- Recorded information
##############################

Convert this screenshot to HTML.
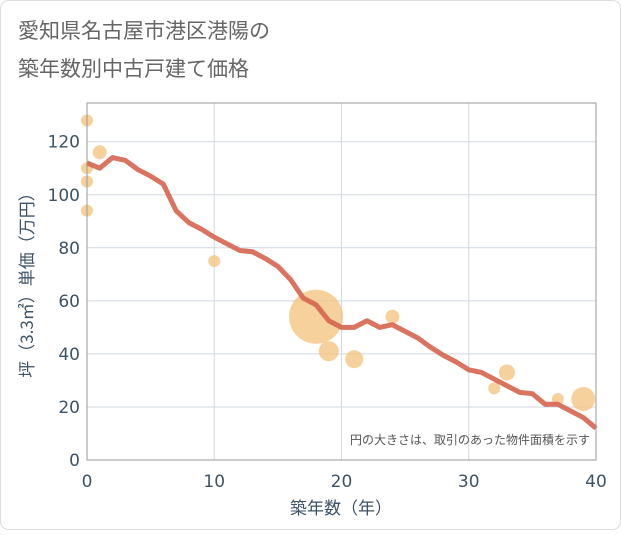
<!DOCTYPE html>
<html><head><meta charset="utf-8"><style>
body{margin:0;background:#fff;font-family:"Liberation Sans","Noto Sans CJK JP",sans-serif;}
#wrap{position:relative;width:621px;height:530px;}
</style></head><body>
<div id="wrap">
<svg id="chart" width="621" height="530">
<rect x="0.5" y="0.5" width="620" height="529" rx="8" fill="#fff" stroke="#ddd"/>
<text x="18" y="38" font-size="21" fill="#666" font-family="Noto Sans CJK JP,sans-serif">愛知県名古屋市港区港陽の</text>
<text x="18" y="76" font-size="21" fill="#666" font-family="Noto Sans CJK JP,sans-serif">築年数別中古戸建て価格</text>
<g id="grid"></g><g id="bubbles"></g><g id="line"></g><g id="axes"></g>
<text x="590" y="444" font-size="12" fill="#555" text-anchor="end" font-family="Noto Sans CJK JP,sans-serif">円の大きさは、取引のあった物件面積を示す</text>
<text x="341" y="514" font-size="17" fill="#3d5368" text-anchor="middle" font-family="Noto Sans CJK JP,sans-serif">築年数（年）</text>
<text transform="translate(33,281) rotate(-90)" font-size="17" fill="#3d5368" text-anchor="middle" font-family="Noto Sans CJK JP,sans-serif">坪（3.3㎡）単価（万円）</text>
</svg></div>
<script>
const xTicks=[0,10,20,30,40];
const yTicks=[0,20,40,60,80,100,120];
const lineYears=[0,1,2,3,4,5,6,7,8,9,10,11,12,13,14,15,16,17,18,19,20,21,22,23,24,25,26,27,28,29,30,31,32,33,34,35,36,37,38,39,40];
const lineValues=[112,110,114,113,109.5,107,104,94,89.5,87,84,81.5,79,78.5,76,73,68,61,58.5,52.5,50,50,52.5,50,51,48.5,46,42.5,39.5,37,34,33,30.5,28,25.5,25,21,21,18.5,16,12];
const bubbleYears=[0,0,0,0,1,10,18,19,21,24,32,33,37,39];
const bubbleValues=[128,110,105,94,116,75,54,41,38,54,27,33,23,23];
const bubbleSizes=[6,6,6,6,7,6,27,10,9,7,6,8,6,12];
const X0=87,X1=596,Y0=460,YTOP=103;
const xs=v=>X0+(X1-X0)*v/40;
const ys=v=>Y0-v*(Y0-141.7)/120;
const NS='http://www.w3.org/2000/svg';
function mk(tag,attrs,parent){const e=document.createElementNS(NS,tag);for(const k in attrs)e.setAttribute(k,attrs[k]);parent.appendChild(e);return e;}
const grid=document.getElementById('grid'),axes=document.getElementById('axes');
xTicks.forEach(t=>{
 const l=mk('line',{x1:xs(t),x2:xs(t),y1:YTOP,y2:Y0,stroke:'#cfd8e3','stroke-width':1},grid);
 
 
 const tx=mk('text',{x:xs(t),y:487,'font-size':17,fill:'#3d5368','text-anchor':'middle','font-family':'DejaVu Sans,sans-serif'},axes);
 tx.textContent=t;
 
 
});
yTicks.forEach(t=>{
 const l=mk('line',{x1:X0,x2:X1,y1:ys(t),y2:ys(t),stroke:'#cfd8e3','stroke-width':1},grid);
 
 
 const tx=mk('text',{x:80,y:ys(t)+6,'font-size':17,fill:'#3d5368','text-anchor':'end','font-family':'DejaVu Sans,sans-serif'},axes);
 tx.textContent=t;
 
 
});
const fr=mk('rect',{x:X0,y:YTOP,width:X1-X0,height:Y0-YTOP,fill:'none',stroke:'#999','stroke-width':1},axes);


const bg=document.getElementById('bubbles');
bubbleYears.forEach((yr,i)=>{
 const c=mk('circle',{cx:xs(yr),cy:ys(bubbleValues[i]),r:bubbleSizes[i],fill:'#f3c27a','fill-opacity':0.75},bg);
 
 
});
const pts=lineYears.map((yr,i)=>xs(yr)+','+ys(lineValues[i])).join(' ');
const pl=mk('polyline',{points:pts,fill:'none',stroke:'#d6654f','stroke-width':5,'stroke-opacity':0.9,'stroke-linejoin':'round'},document.getElementById('line'));


</script>
</body></html>
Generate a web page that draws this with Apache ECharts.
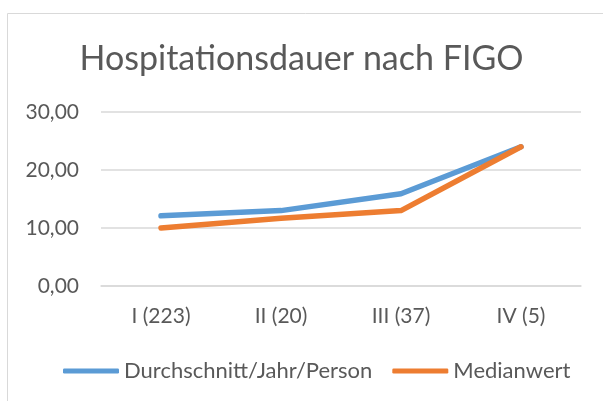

##############################

- Aim
Pictures stay out; repeat all the rest of the records exactly.

- Result of this task
Convert this screenshot to HTML.
<!DOCTYPE html>
<html><head><meta charset="utf-8"><style>
body{margin:0;background:#fff;font-family:"Liberation Sans","Noto Sans CJK JP",sans-serif;}
#wrap{position:relative;width:621px;height:530px;}
</style></head><body>
<div id="wrap">
<svg id="chart" width="621" height="530">
<rect x="0.5" y="0.5" width="620" height="529" rx="8" fill="#fff" stroke="#ddd"/>
<text x="18" y="38" font-size="21" fill="#666" font-family="Noto Sans CJK JP,sans-serif">愛知県名古屋市港区港陽の</text>
<text x="18" y="76" font-size="21" fill="#666" font-family="Noto Sans CJK JP,sans-serif">築年数別中古戸建て価格</text>
<g id="grid"></g><g id="bubbles"></g><g id="line"></g><g id="axes"></g>
<text x="590" y="444" font-size="12" fill="#555" text-anchor="end" font-family="Noto Sans CJK JP,sans-serif">円の大きさは、取引のあった物件面積を示す</text>
<text x="341" y="514" font-size="17" fill="#3d5368" text-anchor="middle" font-family="Noto Sans CJK JP,sans-serif">築年数（年）</text>
<text transform="translate(33,281) rotate(-90)" font-size="17" fill="#3d5368" text-anchor="middle" font-family="Noto Sans CJK JP,sans-serif">坪（3.3㎡）単価（万円）</text>
</svg></div>
<script>
const xTicks=[0,10,20,30,40];
const yTicks=[0,20,40,60,80,100,120];
const lineYears=[0,1,2,3,4,5,6,7,8,9,10,11,12,13,14,15,16,17,18,19,20,21,22,23,24,25,26,27,28,29,30,31,32,33,34,35,36,37,38,39,40];
const lineValues=[112,110,114,113,109.5,107,104,94,89.5,87,84,81.5,79,78.5,76,73,68,61,58.5,52.5,50,50,52.5,50,51,48.5,46,42.5,39.5,37,34,33,30.5,28,25.5,25,21,21,18.5,16,12];
const bubbleYears=[0,0,0,0,1,10,18,19,21,24,32,33,37,39];
const bubbleValues=[128,110,105,94,116,75,54,41,38,54,27,33,23,23];
const bubbleSizes=[6,6,6,6,7,6,27,10,9,7,6,8,6,12];
const X0=87,X1=596,Y0=460,YTOP=103;
const xs=v=>X0+(X1-X0)*v/40;
const ys=v=>Y0-v*(Y0-141.7)/120;
const NS='http://www.w3.org/2000/svg';
function mk(tag,attrs,parent){const e=document.createElementNS(NS,tag);for(const k in attrs)e.setAttribute(k,attrs[k]);parent.appendChild(e);return e;}
const grid=document.getElementById('grid'),axes=document.getElementById('axes');
xTicks.forEach(t=>{
 const l=mk('line',{x1:xs(t),x2:xs(t),y1:YTOP,y2:Y0,stroke:'#cfd8e3','stroke-width':1},grid);
 
 
 const tx=mk('text',{x:xs(t),y:487,'font-size':17,fill:'#3d5368','text-anchor':'middle','font-family':'DejaVu Sans,sans-serif'},axes);
 tx.textContent=t;
 
 
});
yTicks.forEach(t=>{
 const l=mk('line',{x1:X0,x2:X1,y1:ys(t),y2:ys(t),stroke:'#cfd8e3','stroke-width':1},grid);
 
 
 const tx=mk('text',{x:80,y:ys(t)+6,'font-size':17,fill:'#3d5368','text-anchor':'end','font-family':'DejaVu Sans,sans-serif'},axes);
 tx.textContent=t;
 
 
});
const fr=mk('rect',{x:X0,y:YTOP,width:X1-X0,height:Y0-YTOP,fill:'none',stroke:'#999','stroke-width':1},axes);


const bg=document.getElementById('bubbles');
bubbleYears.forEach((yr,i)=>{
 const c=mk('circle',{cx:xs(yr),cy:ys(bubbleValues[i]),r:bubbleSizes[i],fill:'#f3c27a','fill-opacity':0.75},bg);
 
 
});
const pts=lineYears.map((yr,i)=>xs(yr)+','+ys(lineValues[i])).join(' ');
const pl=mk('polyline',{points:pts,fill:'none',stroke:'#d6654f','stroke-width':5,'stroke-opacity':0.9,'stroke-linejoin':'round'},document.getElementById('line'));


</script>
</body></html>
Generate a web page that draws this with Apache ECharts.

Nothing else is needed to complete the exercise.